§ SUPPLIED INFORMATION:
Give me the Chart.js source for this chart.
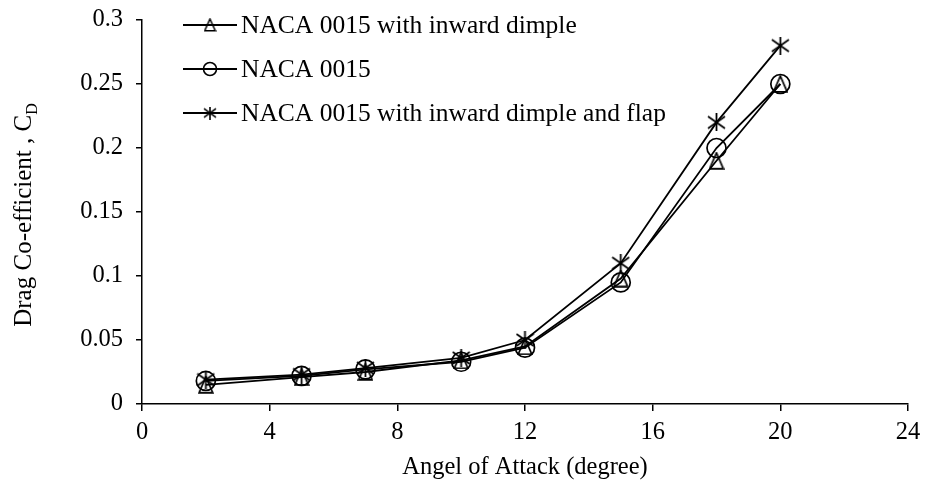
<!DOCTYPE html>
<html>
<head>
<meta charset="utf-8">
<script src="https://cdn.jsdelivr.net/npm/chart.js"></script>
<style>
  html, body { margin: 0; padding: 0; background: #ffffff; }
  #wrap { width: 926px; height: 487px; }
</style>
</head>
<body>
<div id="wrap"><canvas id="cd" width="926" height="487"></canvas></div>
<script>
// Angle of attack (degrees) and drag coefficient per configuration
const angles = [2, 5, 7, 10, 12, 15, 18, 20];
const cdDimple = [0.015, 0.021, 0.025, 0.034, 0.045, 0.098, 0.19, 0.25];
const cdBase = [0.018, 0.022, 0.027, 0.033, 0.044, 0.095, 0.20, 0.25];
const cdDimpleFlap = [0.019, 0.023, 0.028, 0.036, 0.050, 0.11, 0.22, 0.28];
const seriesNames = [
  'NACA 0015 with inward dimple',
  'NACA 0015',
  'NACA 0015 with inward dimple and flap'
];
const xTicks = [0, 4, 8, 12, 16, 20, 24];
const yTicks = [0, 0.05, 0.1, 0.15, 0.2, 0.25, 0.3];
const xTitle = 'Angel of Attack (degree)';
const yTitle = 'Drag Co-efficient , C';
const yTitleSub = 'D';

const FONT = '"Liberation Serif", "Times New Roman", serif';

// Hollow triangle and six-armed asterisk markers drawn onto small canvases
function triangleMarker(w, h, lw) {
  const c = document.createElement('canvas');
  c.width = w + 2; c.height = h + 2;
  const g = c.getContext('2d');
  g.strokeStyle = '#000'; g.lineWidth = lw; g.lineJoin = 'miter';
  g.beginPath();
  g.moveTo(c.width / 2, 1);
  g.lineTo(c.width - 1.2, c.height - 1.2);
  g.lineTo(1.2, c.height - 1.2);
  g.closePath();
  g.stroke();
  return c;
}
function asteriskMarker(w, h, lw) {
  const c = document.createElement('canvas');
  c.width = w; c.height = h;
  const g = c.getContext('2d');
  g.strokeStyle = '#000'; g.lineWidth = lw;
  g.beginPath();
  g.moveTo(w / 2, 0); g.lineTo(w / 2, h);
  g.moveTo(1, h * 0.17); g.lineTo(w - 1, h * 0.83);
  g.moveTo(w - 1, h * 0.17); g.lineTo(1, h * 0.83);
  g.stroke();
  return c;
}

const triImg = triangleMarker(14, 16, 1.7);
const starImg = asteriskMarker(19, 18, 1.8);
const triSmall = triangleMarker(11, 12, 1.5);
const starSmall = asteriskMarker(14, 13, 1.6);

const toPoints = (vals) => angles.map((a, i) => ({ x: a, y: vals[i] }));

const datasets = [
  { label: seriesNames[0], data: toPoints(cdDimple), pointStyle: triImg, legendMark: 'tri' },
  { label: seriesNames[1], data: toPoints(cdBase), pointStyle: 'circle', legendMark: 'circle' },
  { label: seriesNames[2], data: toPoints(cdDimpleFlap), pointStyle: starImg, legendMark: 'star' }
].map(d => Object.assign({
  borderColor: '#000',
  borderWidth: 1.8,
  backgroundColor: 'rgba(0,0,0,0)',
  pointBackgroundColor: 'rgba(0,0,0,0)',
  pointBorderColor: '#000',
  pointBorderWidth: 1.7,
  pointRadius: 9.5,
  tension: 0,
  fill: false
}, d));

// Key with a short line segment and marker for each series, inside the plot
const seriesKey = {
  id: 'seriesKey',
  afterDraw(chart) {
    const ctx = chart.ctx;
    const area = chart.chartArea;
    const x0 = area.left + 41, x1 = area.left + 95, tx = area.left + 99;
    const rows = [area.top + 5, area.top + 49, area.top + 93];
    ctx.save();
    chart.data.datasets.forEach((ds, i) => {
      const y = rows[i];
      const cx = (x0 + x1) / 2;
      ctx.strokeStyle = '#000';
      ctx.lineWidth = 1.8;
      ctx.beginPath();
      ctx.moveTo(x0, y); ctx.lineTo(x1, y);
      ctx.stroke();
      if (ds.legendMark === 'circle') {
        ctx.lineWidth = 1.6;
        ctx.beginPath();
        ctx.arc(cx, y, 6.5, 0, Math.PI * 2);
        ctx.stroke();
      } else {
        const img = ds.legendMark === 'tri' ? triSmall : starSmall;
        ctx.drawImage(img, cx - img.width / 2, y - img.height / 2);
      }
      ctx.fillStyle = '#000';
      ctx.font = '25.5px ' + FONT;
      ctx.textAlign = 'left';
      ctx.textBaseline = 'middle';
      ctx.fillText(ds.label, tx, y + 1.5);
    });
    ctx.restore();
  }
};

// Rotated vertical axis title with a subscript
const yAxisTitle = {
  id: 'yAxisTitle',
  afterDraw(chart) {
    const ctx = chart.ctx;
    const area = chart.chartArea;
    const cy = (area.top + area.bottom) / 2 + 3;
    const baseX = 31;
    ctx.save();
    ctx.fillStyle = '#000';
    ctx.font = '25px ' + FONT;
    const wMain = ctx.measureText(yTitle).width;
    ctx.font = '16px ' + FONT;
    const wSub = ctx.measureText(yTitleSub).width;
    const total = wMain + wSub;
    ctx.translate(baseX, cy);
    ctx.rotate(-Math.PI / 2);
    ctx.textAlign = 'left';
    ctx.textBaseline = 'alphabetic';
    ctx.font = '25px ' + FONT;
    ctx.fillText(yTitle, -total / 2, 0);
    ctx.font = '16px ' + FONT;
    ctx.fillText(yTitleSub, -total / 2 + wMain, 5.5);
    ctx.restore();
  }
};

new Chart(document.getElementById('cd'), {
  type: 'line',
  data: { datasets },
  options: {
    responsive: false,
    animation: false,
    devicePixelRatio: 1,
    layout: { padding: { left: 0, top: 20, right: 18, bottom: 0 } },
    plugins: {
      legend: { display: false },
      tooltip: { enabled: false }
    },
    scales: {
      x: {
        type: 'linear',
        min: xTicks[0],
        max: xTicks[xTicks.length - 1],
        afterBuildTicks: (s) => { s.ticks = xTicks.map(v => ({ value: v })); },
        afterFit: (s) => { s.height = 83; s.paddingLeft = 0; s.paddingRight = 0; },
        border: { display: true, color: '#000', width: 1.5 },
        grid: { display: true, drawOnChartArea: false, drawTicks: true, tickLength: 7, color: '#000', lineWidth: 1.5 },
        ticks: {
          color: '#000',
          padding: 7,
          maxRotation: 0,
          font: { family: FONT, size: 24.5 },
          callback: (v) => String(v)
        },
        title: {
          display: true,
          text: xTitle,
          color: '#000',
          font: { family: FONT, size: 24.5 },
          padding: { top: 0, bottom: 5 }
        }
      },
      y: {
        type: 'linear',
        min: yTicks[0],
        max: yTicks[yTicks.length - 1],
        afterBuildTicks: (s) => { s.ticks = yTicks.map(v => ({ value: v })); },
        afterFit: (s) => { s.width = 142; s.paddingTop = 0; s.paddingBottom = 0; },
        border: { display: true, color: '#000', width: 1.5 },
        grid: { display: true, drawOnChartArea: false, drawTicks: true, tickLength: 6, color: '#000', lineWidth: 1.5 },
        ticks: {
          color: '#000',
          padding: 13,
          font: { family: FONT, size: 24.5 },
          callback: (v) => String(Number(v.toFixed(2)))
        }
      }
    }
  },
  plugins: [seriesKey, yAxisTitle]
});
</script>
</body>
</html>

§ EXERCISE TASK: Every line of the data should be copied as it stands, without the images.

§ TASK SOLUTION:
Give me the Chart.js source for this chart.
<!DOCTYPE html>
<html>
<head>
<meta charset="utf-8">
<script src="https://cdn.jsdelivr.net/npm/chart.js"></script>
<style>
  html, body { margin: 0; padding: 0; background: #ffffff; }
  #wrap { width: 926px; height: 487px; }
</style>
</head>
<body>
<div id="wrap"><canvas id="cd" width="926" height="487"></canvas></div>
<script>
// Angle of attack (degrees) and drag coefficient per configuration
const angles = [2, 5, 7, 10, 12, 15, 18, 20];
const cdDimple = [0.015, 0.021, 0.025, 0.034, 0.045, 0.098, 0.19, 0.25];
const cdBase = [0.018, 0.022, 0.027, 0.033, 0.044, 0.095, 0.20, 0.25];
const cdDimpleFlap = [0.019, 0.023, 0.028, 0.036, 0.050, 0.11, 0.22, 0.28];
const seriesNames = [
  'NACA 0015 with inward dimple',
  'NACA 0015',
  'NACA 0015 with inward dimple and flap'
];
const xTicks = [0, 4, 8, 12, 16, 20, 24];
const yTicks = [0, 0.05, 0.1, 0.15, 0.2, 0.25, 0.3];
const xTitle = 'Angel of Attack (degree)';
const yTitle = 'Drag Co-efficient , C';
const yTitleSub = 'D';

const FONT = '"Liberation Serif", "Times New Roman", serif';

// Hollow triangle and six-armed asterisk markers drawn onto small canvases
function triangleMarker(w, h, lw) {
  const c = document.createElement('canvas');
  c.width = w + 2; c.height = h + 2;
  const g = c.getContext('2d');
  g.strokeStyle = '#000'; g.lineWidth = lw; g.lineJoin = 'miter';
  g.beginPath();
  g.moveTo(c.width / 2, 1);
  g.lineTo(c.width - 1.2, c.height - 1.2);
  g.lineTo(1.2, c.height - 1.2);
  g.closePath();
  g.stroke();
  return c;
}
function asteriskMarker(w, h, lw) {
  const c = document.createElement('canvas');
  c.width = w; c.height = h;
  const g = c.getContext('2d');
  g.strokeStyle = '#000'; g.lineWidth = lw;
  g.beginPath();
  g.moveTo(w / 2, 0); g.lineTo(w / 2, h);
  g.moveTo(1, h * 0.17); g.lineTo(w - 1, h * 0.83);
  g.moveTo(w - 1, h * 0.17); g.lineTo(1, h * 0.83);
  g.stroke();
  return c;
}

const triImg = triangleMarker(14, 16, 1.7);
const starImg = asteriskMarker(19, 18, 1.8);
const triSmall = triangleMarker(11, 12, 1.5);
const starSmall = asteriskMarker(14, 13, 1.6);

const toPoints = (vals) => angles.map((a, i) => ({ x: a, y: vals[i] }));

const datasets = [
  { label: seriesNames[0], data: toPoints(cdDimple), pointStyle: triImg, legendMark: 'tri' },
  { label: seriesNames[1], data: toPoints(cdBase), pointStyle: 'circle', legendMark: 'circle' },
  { label: seriesNames[2], data: toPoints(cdDimpleFlap), pointStyle: starImg, legendMark: 'star' }
].map(d => Object.assign({
  borderColor: '#000',
  borderWidth: 1.8,
  backgroundColor: 'rgba(0,0,0,0)',
  pointBackgroundColor: 'rgba(0,0,0,0)',
  pointBorderColor: '#000',
  pointBorderWidth: 1.7,
  pointRadius: 9.5,
  tension: 0,
  fill: false
}, d));

// Key with a short line segment and marker for each series, inside the plot
const seriesKey = {
  id: 'seriesKey',
  afterDraw(chart) {
    const ctx = chart.ctx;
    const area = chart.chartArea;
    const x0 = area.left + 41, x1 = area.left + 95, tx = area.left + 99;
    const rows = [area.top + 5, area.top + 49, area.top + 93];
    ctx.save();
    chart.data.datasets.forEach((ds, i) => {
      const y = rows[i];
      const cx = (x0 + x1) / 2;
      ctx.strokeStyle = '#000';
      ctx.lineWidth = 1.8;
      ctx.beginPath();
      ctx.moveTo(x0, y); ctx.lineTo(x1, y);
      ctx.stroke();
      if (ds.legendMark === 'circle') {
        ctx.lineWidth = 1.6;
        ctx.beginPath();
        ctx.arc(cx, y, 6.5, 0, Math.PI * 2);
        ctx.stroke();
      } else {
        const img = ds.legendMark === 'tri' ? triSmall : starSmall;
        ctx.drawImage(img, cx - img.width / 2, y - img.height / 2);
      }
      ctx.fillStyle = '#000';
      ctx.font = '25.5px ' + FONT;
      ctx.textAlign = 'left';
      ctx.textBaseline = 'middle';
      ctx.fillText(ds.label, tx, y + 1.5);
    });
    ctx.restore();
  }
};

// Rotated vertical axis title with a subscript
const yAxisTitle = {
  id: 'yAxisTitle',
  afterDraw(chart) {
    const ctx = chart.ctx;
    const area = chart.chartArea;
    const cy = (area.top + area.bottom) / 2 + 3;
    const baseX = 31;
    ctx.save();
    ctx.fillStyle = '#000';
    ctx.font = '25px ' + FONT;
    const wMain = ctx.measureText(yTitle).width;
    ctx.font = '16px ' + FONT;
    const wSub = ctx.measureText(yTitleSub).width;
    const total = wMain + wSub;
    ctx.translate(baseX, cy);
    ctx.rotate(-Math.PI / 2);
    ctx.textAlign = 'left';
    ctx.textBaseline = 'alphabetic';
    ctx.font = '25px ' + FONT;
    ctx.fillText(yTitle, -total / 2, 0);
    ctx.font = '16px ' + FONT;
    ctx.fillText(yTitleSub, -total / 2 + wMain, 5.5);
    ctx.restore();
  }
};

new Chart(document.getElementById('cd'), {
  type: 'line',
  data: { datasets },
  options: {
    responsive: false,
    animation: false,
    devicePixelRatio: 1,
    layout: { padding: { left: 0, top: 20, right: 18, bottom: 0 } },
    plugins: {
      legend: { display: false },
      tooltip: { enabled: false }
    },
    scales: {
      x: {
        type: 'linear',
        min: xTicks[0],
        max: xTicks[xTicks.length - 1],
        afterBuildTicks: (s) => { s.ticks = xTicks.map(v => ({ value: v })); },
        afterFit: (s) => { s.height = 83; s.paddingLeft = 0; s.paddingRight = 0; },
        border: { display: true, color: '#000', width: 1.5 },
        grid: { display: true, drawOnChartArea: false, drawTicks: true, tickLength: 7, color: '#000', lineWidth: 1.5 },
        ticks: {
          color: '#000',
          padding: 7,
          maxRotation: 0,
          font: { family: FONT, size: 24.5 },
          callback: (v) => String(v)
        },
        title: {
          display: true,
          text: xTitle,
          color: '#000',
          font: { family: FONT, size: 24.5 },
          padding: { top: 0, bottom: 5 }
        }
      },
      y: {
        type: 'linear',
        min: yTicks[0],
        max: yTicks[yTicks.length - 1],
        afterBuildTicks: (s) => { s.ticks = yTicks.map(v => ({ value: v })); },
        afterFit: (s) => { s.width = 142; s.paddingTop = 0; s.paddingBottom = 0; },
        border: { display: true, color: '#000', width: 1.5 },
        grid: { display: true, drawOnChartArea: false, drawTicks: true, tickLength: 6, color: '#000', lineWidth: 1.5 },
        ticks: {
          color: '#000',
          padding: 13,
          font: { family: FONT, size: 24.5 },
          callback: (v) => String(Number(v.toFixed(2)))
        }
      }
    }
  },
  plugins: [seriesKey, yAxisTitle]
});
</script>
</body>
</html>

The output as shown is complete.